Dans la province de Takeo, au sud de Phnom Penh, l'ONG a lancé le projet Happy Child («enfant heureux»), destiné à des tout-petits souffrant de handicaps. Là où le bitume s'arrête, au bout de pistes poussiéreuses, les équipes de HI assistent des familles démunies. Dans une masure occupée par un tout jeune couple, un bébé est né avec des lésions cérébrales. L'enfant, âgé de quelques semaines, va mal. Pourtant, les parents ont raté le rendez-vous à l'hôpital que HI avait pris pour eux. «Il y avait un mariage familial, dit le père, qui a l'air d'un adolescent. On comptait sur nous pour la fête.» Ailleurs, dans un foyer tout aussi pauvre, c'est une femme entourée de deux jeunes enfants qui doit s'occuper d'un bébé hydrocéphale. Là aussi, Happy Child assure le lien avec un hôpital et tente d'enseigner des gestes simples à la mère pour soulager les souffrances du petit. Handicap International épaule et complète le système de santé publique. «Nous travaillons avec les ministères afin de leur transférer des compétences quand le moment sera venu», explique Benjamin Nguyen. Ce n'est pas pour demain: sans HI et d'autres ONG, les handicapés cambodgiens auraient bien peu de recours...
Signes avant-coureurs de l'arrivée de la mondialisation, de puissants 4 x4 aux vitres teintées roulent dans Phnom Penh.
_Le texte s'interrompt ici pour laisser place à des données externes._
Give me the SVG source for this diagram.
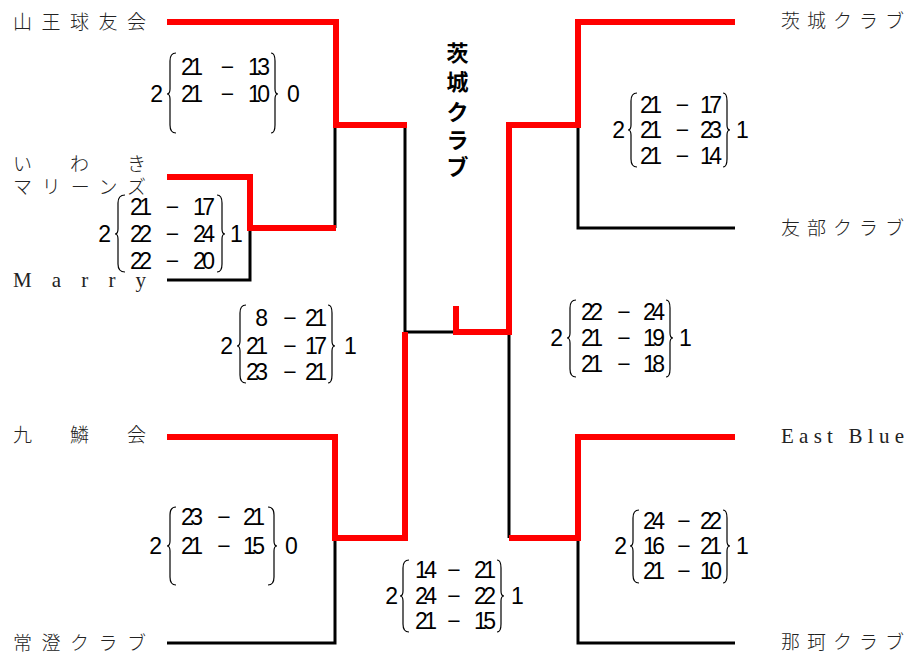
<svg xmlns="http://www.w3.org/2000/svg" width="908" height="655" viewBox="0 0 908 655">
<style>
.r{fill:none;stroke:#f00;stroke-width:6;stroke-linejoin:miter;stroke-linecap:butt}
.k{fill:none;stroke:#000;stroke-width:3;stroke-linejoin:miter;stroke-linecap:butt}
.b{fill:none;stroke:#000;stroke-width:1.2}
.n{font-family:"Noto Sans CJK JP","Noto Sans CJK SC",sans-serif;font-size:19px;font-weight:300;fill:#222}
.e{font-family:"Liberation Serif",serif;font-size:21px;fill:#222}
.s{font-family:"Liberation Sans Narrow","Liberation Sans",Arial,sans-serif;font-size:23px;fill:#000}
.m{text-anchor:middle}
.x{text-anchor:end}
.t{font-family:"Noto Sans CJK JP",sans-serif;font-size:22px;font-weight:bold;text-anchor:middle;fill:#000}
</style>
<rect width="908" height="655" fill="#fff"/>
<g id="connectors">
<path class="k" d="M335,125 V228"/>
<path class="k" d="M167,280 H250 V228"/>
<path class="k" d="M405,125 V332 H456"/>
<path class="k" d="M578,125 V228 H735"/>
<path class="k" d="M335,538 V643 H167"/>
<path class="k" d="M509,332 V538"/>
<path class="k" d="M578,538 V643 H735"/>
<path class="r" d="M167,22 H336 V125 H407"/>
<path class="r" d="M167,177 H250 V228 H336"/>
<path class="r" d="M167,437 H335 V538 H405 V332"/>
<path class="r" d="M456,306 V332 H509 V125 H578 V22 H735"/>
<path class="r" d="M509,538 H578 V437 H735"/>
</g>
<g id="team-sanno"><text class="n" x="13" y="29" textLength="133" lengthAdjust="spacing">山王球友会</text></g>
<g id="team-iwaki"><text class="n" x="13" y="171" textLength="133" lengthAdjust="spacing">いわき</text><text class="n" x="13" y="194" textLength="133" lengthAdjust="spacing">マリーンズ</text></g>
<g id="team-marry"><text class="e" x="13" y="287" textLength="133" lengthAdjust="spacing">Marry</text></g>
<g id="team-kurin"><text class="n" x="13" y="442" textLength="133" lengthAdjust="spacing">九鱗会</text></g>
<g id="team-tsunezumi"><text class="n" x="13" y="650" textLength="133" lengthAdjust="spacing">常澄クラブ</text></g>
<g id="team-ibaraki"><text class="n" x="781" y="28" textLength="123" lengthAdjust="spacing">茨城クラブ</text></g>
<g id="team-tomobe"><text class="n" x="781" y="235" textLength="123" lengthAdjust="spacing">友部クラブ</text></g>
<g id="team-eastblue"><text class="e" x="781" y="443" textLength="123" lengthAdjust="spacing">East Blue</text></g>
<g id="team-naka"><text class="n" x="781" y="649" textLength="123" lengthAdjust="spacing">那珂クラブ</text></g>
<g id="champion"><text class="t"><tspan x="457.5" y="61">茨</tspan><tspan x="457.5" y="89.5">城</tspan><tspan x="457.5" y="119.5">ク</tspan><tspan x="457.5" y="147.5">ラ</tspan><tspan x="457.5" y="175">ブ</tspan></text></g>

<g id="score-1">
<text class="s x" x="163" y="102.3" textLength="11">2</text>
<path class="b" d="M176,53 Q170,53 170,61 V89 Q170,94 167,94 Q170,94 170,99 V125 Q170,133 176,133"/>
<text class="s x" x="203" y="75.3" textLength="22">21</text><text class="s m" x="227.5" y="75.3">−</text><text class="s x" x="270" y="75.3" textLength="22">13</text>
<text class="s x" x="203" y="102.3" textLength="22">21</text><text class="s m" x="227.5" y="102.3">−</text><text class="s x" x="270" y="102.3" textLength="22">10</text>
<path class="b" d="M271,53 Q275,53 275,61 V89 Q275,94 278,94 Q275,94 275,99 V125 Q275,133 271,133"/>
<text class="s" x="287" y="102.3" textLength="11">0</text>
</g>
<g id="score-2">
<text class="s x" x="111" y="242.3" textLength="11">2</text>
<path class="b" d="M125,195 Q118,195 118,203 V229 Q118,234 115,234 Q118,234 118,239 V264 Q118,272 125,272"/>
<text class="s x" x="152" y="215.3" textLength="22">21</text><text class="s m" x="172.5" y="215.3">−</text><text class="s x" x="215" y="215.3" textLength="22">17</text>
<text class="s x" x="152" y="242.3" textLength="22">22</text><text class="s m" x="172.5" y="242.3">−</text><text class="s x" x="215" y="242.3" textLength="22">24</text>
<text class="s x" x="152" y="269.3" textLength="22">22</text><text class="s m" x="172.5" y="269.3">−</text><text class="s x" x="215" y="269.3" textLength="22">20</text>
<path class="b" d="M217,195 Q222,195 222,203 V229 Q222,234 225,234 Q222,234 222,239 V264 Q222,272 217,272"/>
<text class="s" x="230" y="242.3" textLength="11">1</text>
</g>
<g id="score-3">
<text class="s x" x="233" y="354.3" textLength="11">2</text>
<path class="b" d="M246,305 Q240,305 240,313 V341 Q240,346 237,346 Q240,346 240,351 V375 Q240,383 246,383"/>
<text class="s x" x="268" y="326.3" textLength="11">8</text><text class="s m" x="290" y="326.3">−</text><text class="s x" x="327" y="326.3" textLength="22">21</text>
<text class="s x" x="268" y="354.3" textLength="22">21</text><text class="s m" x="290" y="354.3">−</text><text class="s x" x="327" y="354.3" textLength="22">17</text>
<text class="s x" x="268" y="380.3" textLength="22">23</text><text class="s m" x="290" y="380.3">−</text><text class="s x" x="327" y="380.3" textLength="22">21</text>
<path class="b" d="M328,305 Q332,305 332,313 V341 Q332,346 335,346 Q332,346 332,351 V375 Q332,383 328,383"/>
<text class="s" x="344" y="354.3" textLength="11">1</text>
</g>
<g id="score-4">
<text class="s x" x="162" y="554.3" textLength="11">2</text>
<path class="b" d="M176,507 Q170,507 170,515 V541 Q170,546 167,546 Q170,546 170,551 V577 Q170,585 176,585"/>
<text class="s x" x="203" y="525.3" textLength="22">23</text><text class="s m" x="224" y="525.3">−</text><text class="s x" x="265" y="525.3" textLength="22">21</text>
<text class="s x" x="203" y="554.3" textLength="22">21</text><text class="s m" x="224" y="554.3">−</text><text class="s x" x="265" y="554.3" textLength="22">15</text>
<path class="b" d="M268,507 Q274,507 274,515 V541 Q274,546 277,546 Q274,546 274,551 V577 Q274,585 268,585"/>
<text class="s" x="285" y="554.3" textLength="11">0</text>
</g>
<g id="score-5">
<text class="s x" x="398" y="604.3" textLength="11">2</text>
<path class="b" d="M409,560 Q403,560 403,568 V591 Q403,596 400,596 Q403,596 403,601 V624 Q403,632 409,632"/>
<text class="s x" x="437" y="578.3" textLength="22">14</text><text class="s m" x="454" y="578.3">−</text><text class="s x" x="496" y="578.3" textLength="22">21</text>
<text class="s x" x="437" y="604.3" textLength="22">24</text><text class="s m" x="454" y="604.3">−</text><text class="s x" x="496" y="604.3" textLength="22">22</text>
<text class="s x" x="437" y="629.3" textLength="22">21</text><text class="s m" x="454" y="629.3">−</text><text class="s x" x="496" y="629.3" textLength="22">15</text>
<path class="b" d="M497,560 Q501,560 501,568 V591 Q501,596 504,596 Q501,596 501,601 V624 Q501,632 497,632"/>
<text class="s" x="511" y="604.3" textLength="11">1</text>
</g>
<g id="score-6">
<text class="s x" x="563" y="346.3" textLength="11">2</text>
<path class="b" d="M576,300 Q570,300 570,308 V333 Q570,338 567,338 Q570,338 570,343 V369 Q570,377 576,377"/>
<text class="s x" x="603" y="320.3" textLength="22">22</text><text class="s m" x="624" y="320.3">−</text><text class="s x" x="665" y="320.3" textLength="22">24</text>
<text class="s x" x="603" y="346.3" textLength="22">21</text><text class="s m" x="624" y="346.3">−</text><text class="s x" x="665" y="346.3" textLength="22">19</text>
<text class="s x" x="603" y="372.3" textLength="22">21</text><text class="s m" x="624" y="372.3">−</text><text class="s x" x="665" y="372.3" textLength="22">18</text>
<path class="b" d="M666,300 Q670,300 670,308 V333 Q670,338 673,338 Q670,338 670,343 V369 Q670,377 666,377"/>
<text class="s" x="679" y="346.3" textLength="11">1</text>
</g>
<g id="score-7">
<text class="s x" x="625" y="138.3" textLength="11">2</text>
<path class="b" d="M637,93 Q631,93 631,101 V125 Q631,130 628,130 Q631,130 631,135 V159 Q631,167 637,167"/>
<text class="s x" x="662" y="113.3" textLength="22">21</text><text class="s m" x="682.5" y="113.3">−</text><text class="s x" x="722" y="113.3" textLength="22">17</text>
<text class="s x" x="662" y="138.3" textLength="22">21</text><text class="s m" x="682.5" y="138.3">−</text><text class="s x" x="722" y="138.3" textLength="22">23</text>
<text class="s x" x="662" y="164.3" textLength="22">21</text><text class="s m" x="682.5" y="164.3">−</text><text class="s x" x="722" y="164.3" textLength="22">14</text>
<path class="b" d="M723,93 Q727,93 727,101 V125 Q727,130 730,130 Q727,130 727,135 V159 Q727,167 723,167"/>
<text class="s" x="736" y="138.3" textLength="11">1</text>
</g>
<g id="score-8">
<text class="s x" x="627" y="554.3" textLength="11">2</text>
<path class="b" d="M639,510 Q633,510 633,518 V541 Q633,546 630,546 Q633,546 633,551 V575 Q633,583 639,583"/>
<text class="s x" x="665" y="529.3" textLength="22">24</text><text class="s m" x="684" y="529.3">−</text><text class="s x" x="722" y="529.3" textLength="22">22</text>
<text class="s x" x="665" y="554.3" textLength="22">16</text><text class="s m" x="684" y="554.3">−</text><text class="s x" x="722" y="554.3" textLength="22">21</text>
<text class="s x" x="665" y="579.3" textLength="22">21</text><text class="s m" x="684" y="579.3">−</text><text class="s x" x="722" y="579.3" textLength="22">10</text>
<path class="b" d="M723,510 Q727,510 727,518 V541 Q727,546 730,546 Q727,546 727,551 V575 Q727,583 723,583"/>
<text class="s" x="736" y="554.3" textLength="11">1</text>
</g>
</svg>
Avec un revenu par habitant d'un peu plus de 2 dollars par jour, le pays a un besoin urgent de développement. Les armées de mutilés et de handicapés cambodgiens en profiteront-ils? Aux yeux du pouvoir, ils ne sont pas une priorité. Pour que Kanha - et tous les enfants comme elle - ait un avenir, les équipes de Handicap International devront lui tenir la main encore longtemps.